Bill seeking to end child marriage sponsored in the Senate

March 6, 2020

For the first time in the history of Congress, a bill seeking to end child marriage in the Philippines was sponsored in the Senate on the third day of the observance of National Women’s Month. Senator Risa Hontiveros, author of Senate Bill No. 1373 delivered her sponsorship of the bill seeking to prohibit child marriage and declare it as illegal, penalizing parties who cause, fix, and facilitate or arrange the marriage of children or those below 18 years old.

In the afternoon before the sponsorship, PLCPD, along with other #GirlDefenders from Lanao del Sur, Maguindanao, and National Capital Region, had an audience with the senator, declaring their gratitude and support and expressing their commitment to contribute to ending child marriage in the country.

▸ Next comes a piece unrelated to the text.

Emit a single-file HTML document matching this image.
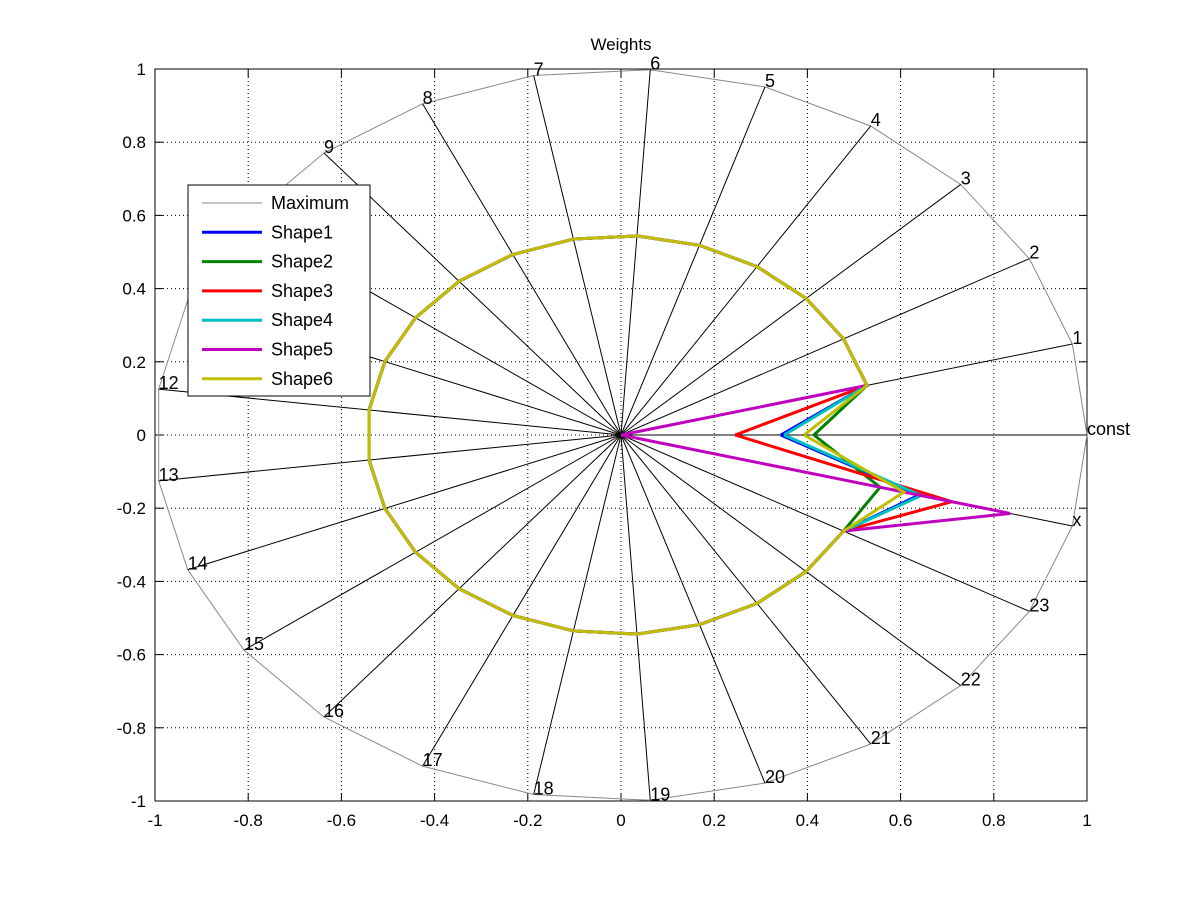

The advocates shared the struggles of girls in their own communities who went through the experience of forced marriages and the sad reality that many duty bearers have been silent about this problem.

According to UNICEF, there are 750 million women today who were married before reaching 18 years old, 2% of them were married off before reaching their 15th birthday.

Despite a national law that sets the minimum age for marriage at 18, the Philippines is currently the 12th country in the world with the highest number of child brides.

Senator Hontiveros – who also chairs the Senate Committee on Women, Children, Family Relations and Gender Equality as well as PLCPD – recognizes that the proposed law may cause an anxiety for some sectors that may have held child marriage as an established practice. But “…culture continues to evolve, to grow with us human beings who are fully aware of present realities and necessities, accepting of new knowledge and belated realizations…[a]nd among the learnings that we are duty-bound to acknowledge is that our children are our future, and all that we do must be in their best interest,” she said in her speech.

Ending child marriage is one of Senator Hontiveros and PLCPD’s priority legislative agenda under women’s rights, gender equality, sexual and reproductive health and rights, and the prevention of violence against women and girls. At the House of Representatives, a counterpart bill was jointly filed by Rep. Bernadette Herrera-Dy and Rep. Edcel Lagman. The bill was first filed in the 17th Congress, during the International Day of the Girl in 2018. This is the farthest that any bill attempting to address this issue has reached in the history of Congress.